Однажды Орсон Уэллс вспоминал следующую историю, связанную с Уинстоном Черчиллем. Американский режиссер и актер был к тому времени уже хорошо знаком с британским политиком. Последний неоднократно посещал постановку "Отелло", в которой Орсон был задействован в главной роли. После спектакля политик приходил в гримерку актера, садился на стул и со свойственным ему бульдожье-невозмутимым лицом, дымя сигарой, начинал бормотать речь великого ревнивца из пьесы Шекспира: "Most potent, grave, and reverend signiors..." И вот, как-то раз, Уэллс оказался в Венеции, где вел переговоры с одним богатым русским по поводу спонсирования своего будущего фильма. Переговоры не складывались. Финансирование картины находилось под угрозой. Русский спонсор пребывал в сомнениях: стоит ли вкладывать деньги в очередной проект "золотого мальчика"? Однажды, рано утром, Уэллс и спонсор вышли прогуляться по венецианской набережной, где им и встретился Черчилль. Завидев их, Черчилль приветливо кивнул Уэллсу. На русского это произвело эффект разорвавшейся бомбы. И разумеется, он немедленно дал согласие на спонсирование проекта. Спустя пару часов Уэллс рассказал Черчиллю историю, благодаря за судьбоносный кивок, который самым положительным образом повлиял на будущее картины. Но на этом история не заканчивается. В тот же день, Уэллс и спонсор вновь вышли прогуляться по набережной, чтобы обсудить детали проекта. И опять им встретился Черчилль. Но на этот раз, неспешно поднявшись со своего лежака, сэр Уинстон отвесил Уэллсу глубочайший и почтеннейший поклон японского дворецкого. Реакцию русского спонсора история умалчивает.
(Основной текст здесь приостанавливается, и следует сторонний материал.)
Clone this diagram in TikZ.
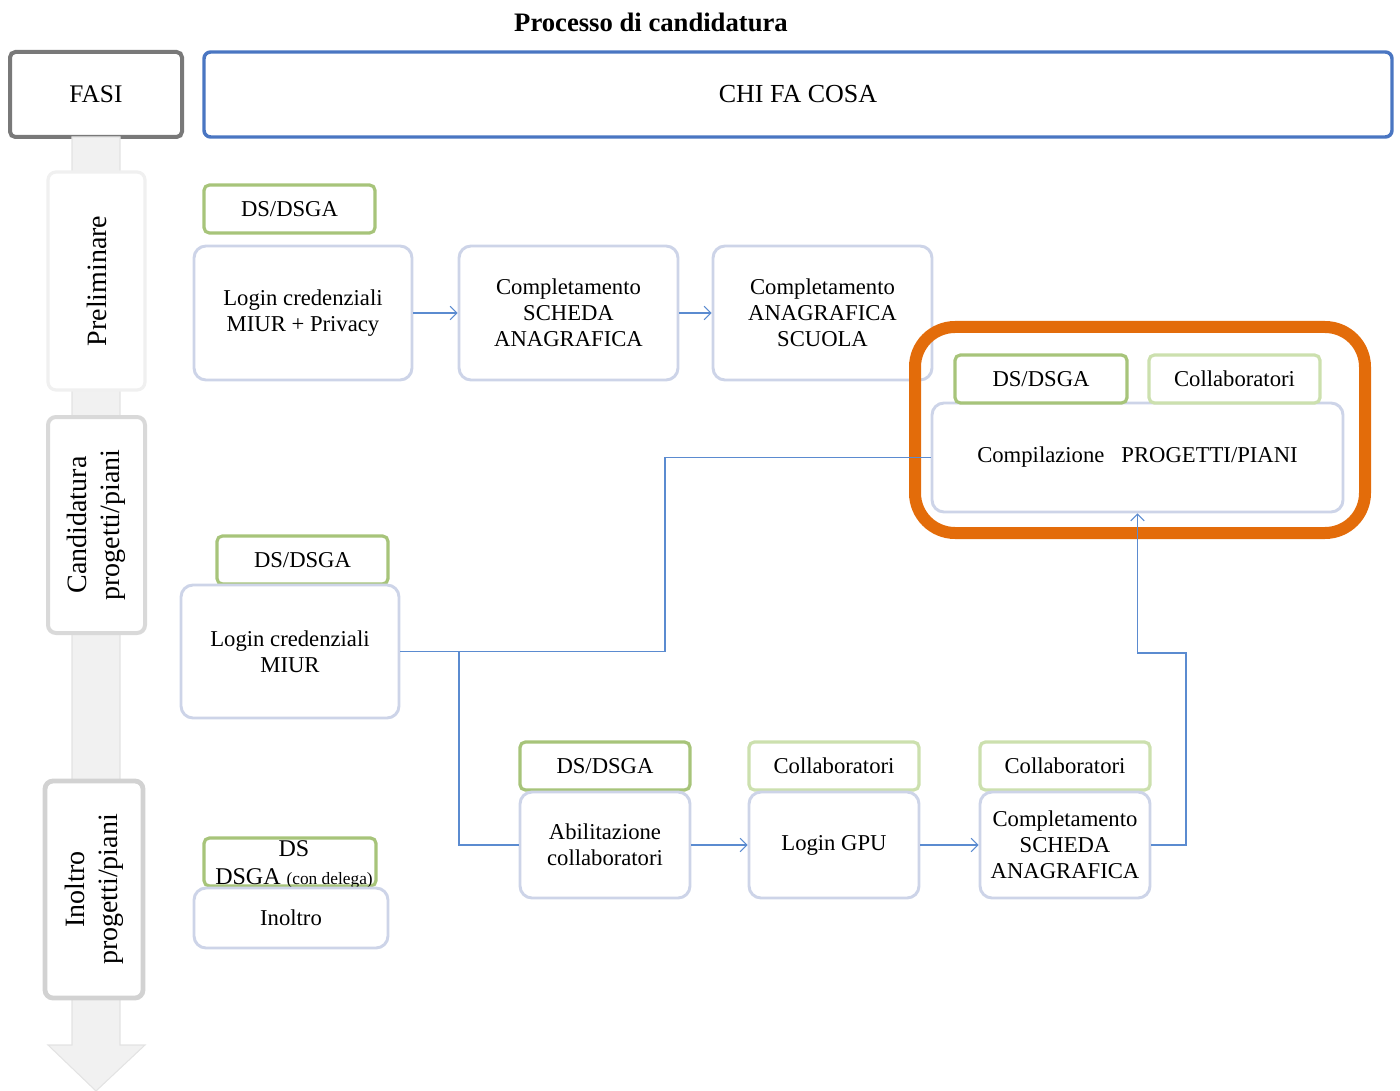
\documentclass[tikz,border=0pt]{standalone}
\usepackage{fontspec}
\setmainfont{Liberation Serif}
\usetikzlibrary{arrows.meta}

\definecolor{flowblue}{HTML}{5B8BD0}
\definecolor{headblue}{HTML}{4A76C2}
\definecolor{stepline}{HTML}{CDD4E8}
\definecolor{rolegreen}{HTML}{A7C47A}
\definecolor{rolelight}{HTML}{CCE0AE}
\definecolor{hotorange}{HTML}{E36C0A}

\tikzset{
  boxsize/.style 2 args={minimum width=#1*0.75pt, minimum height=#2*0.75pt},
  stepbox/.style={draw=stepline, line width=2.2pt, fill=white, rounded corners=9pt,
    align=center, inner sep=2pt},
  rolebox/.style={draw=rolegreen, line width=2.4pt, fill=white, rounded corners=4pt,
    align=center, inner sep=1pt},
  rolelite/.style={rolebox, draw=rolelight},
  phasebox/.style={fill=white, rounded corners=6pt, align=center, rotate=90,
    inner sep=1pt, font=\fontsize{21}{25}\selectfont},
  flow/.style={draw=flowblue, line width=0.8pt, -{Straight Barb[length=5pt, width=10pt]}},
  link/.style={draw=flowblue, line width=0.8pt}
}

\begin{document}
\begin{tikzpicture}[x=0.75pt, y=-0.75pt, font=\fontsize{17}{19.5}\selectfont]
  \useasboundingbox (0,0) rectangle (1400,1091);

  % Title and headers
  \node[font=\fontsize{20}{24}\selectfont\bfseries] (title) at (651,22) {Processo di candidatura};
  \node[draw=gray!95!black, line width=3pt, rounded corners=4pt, boxsize={172}{85},
    font=\fontsize{19}{22}\selectfont] (fasi) at (96,94.5) {FASI};
  \node[draw=headblue, line width=2.6pt, rounded corners=5pt, boxsize={1188}{85},
    font=\fontsize{19.5}{22}\selectfont] (chi) at (798,94.5) {CHI FA COSA};

  % Phase arrow
  \fill[gray!11, draw=gray!22, line width=0.8pt]
    (72,137) -- (120,137) -- (120,1045) -- (145,1045) -- (96,1091) -- (48,1045) -- (72,1045) -- cycle;
  \node[phasebox, draw=gray!12, line width=2.4pt, boxsize={218}{97}] (prelim) at (96.5,281) {Preliminare};
  \node[phasebox, draw=gray!30, line width=3pt, boxsize={216}{97}] (cand) at (96.5,525) {Candidatura\\progetti/piani};
  \node[phasebox, draw=gray!35, line width=3.6pt, boxsize={217}{98}] (inoltrofase) at (94,889.5) {Inoltro\\progetti/piani};

  % Preliminare
  \node[rolebox, boxsize={171}{48}] (roleA) at (289.5,209) {DS/DSGA};
  \node[stepbox, boxsize={218}{134}] (loginA) at (303,313) {Login credenziali\\MIUR + Privacy};
  \node[stepbox, boxsize={219}{134}] (schedaA) at (568.5,313) {Completamento\\SCHEDA\\ANAGRAFICA};
  \node[stepbox, boxsize={219}{134}] (scuola) at (822.5,313) {Completamento\\ANAGRAFICA\\SCUOLA};

  \draw[flow] (loginA) -- (schedaA);
  \draw[flow] (schedaA) -- (scuola);

  % Candidatura
  \node[draw=hotorange, line width=9pt, rounded corners=30pt, boxsize={450}{206}] (focus) at (1140,430) {};
  \node[stepbox, boxsize={411}{109}] (compila) at (1137.5,457.5) {Compilazione\ \ \ PROGETTI/PIANI};
  \node[rolebox, boxsize={172}{48}] (roleB) at (1041,379) {DS/DSGA};
  \node[rolelite, boxsize={171}{48}] (roleC) at (1234.5,379) {Collaboratori};

  \node[rolebox, boxsize={171}{48}] (roleD) at (302.5,560) {DS/DSGA};
  \node[stepbox, boxsize={218}{133}] (loginB) at (290,651.5) {Login credenziali\\MIUR};

  \node[rolebox, boxsize={170}{48}] (roleE) at (605,766) {DS/DSGA};
  \node[stepbox, boxsize={170}{106}] (abilita) at (605,845) {Abilitazione\\collaboratori};
  \node[rolelite, boxsize={170}{48}] (roleF) at (834,766) {Collaboratori};
  \node[stepbox, boxsize={170}{106}] (gpu) at (834,845) {Login GPU};
  \node[rolelite, boxsize={170}{48}] (roleG) at (1065,766) {Collaboratori};
  \node[stepbox, boxsize={170}{106}] (schedaB) at (1065,845) {Completamento\\SCHEDA\\ANAGRAFICA};

  \coordinate (up) at (665,651.5);
  \coordinate (down) at (459,651.5);
  \coordinate (back) at (1186,653);

  \draw[link] (loginB.east) -- (up) |- (compila.west);
  \draw[link] (down) |- (abilita.west);
  \draw[flow] (abilita) -- (gpu);
  \draw[flow] (gpu) -- (schedaB);
  \draw[flow] (schedaB.east) -| (back) -| (compila.south);

  % Inoltro
  \node[rolebox, boxsize={172}{48}] (roleH) at (290,862) {};
  \node[font=\fontsize{18}{21}\selectfont, align=center, inner sep=0pt] (roleHtxt) at (294,864)
    {DS\\DSGA {\fontsize{13}{15}\selectfont(con delega)}};
  \node[stepbox, boxsize={194}{60}] (inoltro) at (291,918) {Inoltro};
\end{tikzpicture}
\end{document}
Пересказывая эту историю, я вспомнил другую, не менее трогательную. Великолепный английский писатель Грэм Грин очень любил фильмы Франсуа Трюффо. Поэтому, когда Грина пригласили на эпизодическую роль страхового агента в фильм Трюффо "La Nuit américaine", тот с удовольствием согласился. Ведь в фильме ему предоставлялась возможность сказать несколько реплик самому режиссеру, который тоже был задействован в картине. Исполнив свою крошечную роль, счастливый писатель покинул съемочную площадку. А Трюффо впоследствии очень расстроился. Дело в том, что он был большим поклонником книг Грэма Грина, и всегда хотел встретиться с автором лично. Но он ничего не знал о внешности Грина, и его не поставили в известность о том, кто будет играть незначительную роль представителя страховой компании.
Когда борхесовский персонаж Пьер Менар раздумывал над тем, какую книгу ему выбрать в качестве объекта для своего экзистенциального эксперимента, то остановился на "Дон Кихоте" Сервантеса. Аргумент этого, по иронии выдуманного самим Борхесом персонажа, был следующим. "Дон Кихот, - объясняет Менар, - меня глубоко интересует, но не кажется мне, как бы это выразить, неизбежным. Я не могу вообразить себе мир без восклицания По: Ah! Bear in mind this garden was enchanted! или без "Le bateau ivre" , или без "The Ancient Mariner" , но чувствую себя способным вообразить его без "Дон Кихота" . Далее Менар утверждает, что "Дон Кихот" - книга случайная", что этот роман "вовсе не необходим."
Однако, читая этот текст, понимаешь, что Борхес открыто лукавит с читателем. "Дон Кихот" все же оказался истории необходим хотя бы потому, что он понадобился вымышленному персонажу рассказа Борхеса. Так же дело обстоит с историческими байками и полуфантастическими воспоминаниями. На первый взгляд, вполне можно было бы без них обойтись. Но они нередко обладают тем свойством "точной фантазии" (термин Гете), которая позволяет гораздо более правдиво и глубоко передать саму суть явления или человеческого характера, о чем прямолинейная, событийно-батальная история, к сожалению, умалчивает. И поэтому, когда некоторые исторические выдумки находят документальное подтверждение, испытываешь счастливое облегчение от того, что они заняли свое достойное место в пантеоне правды.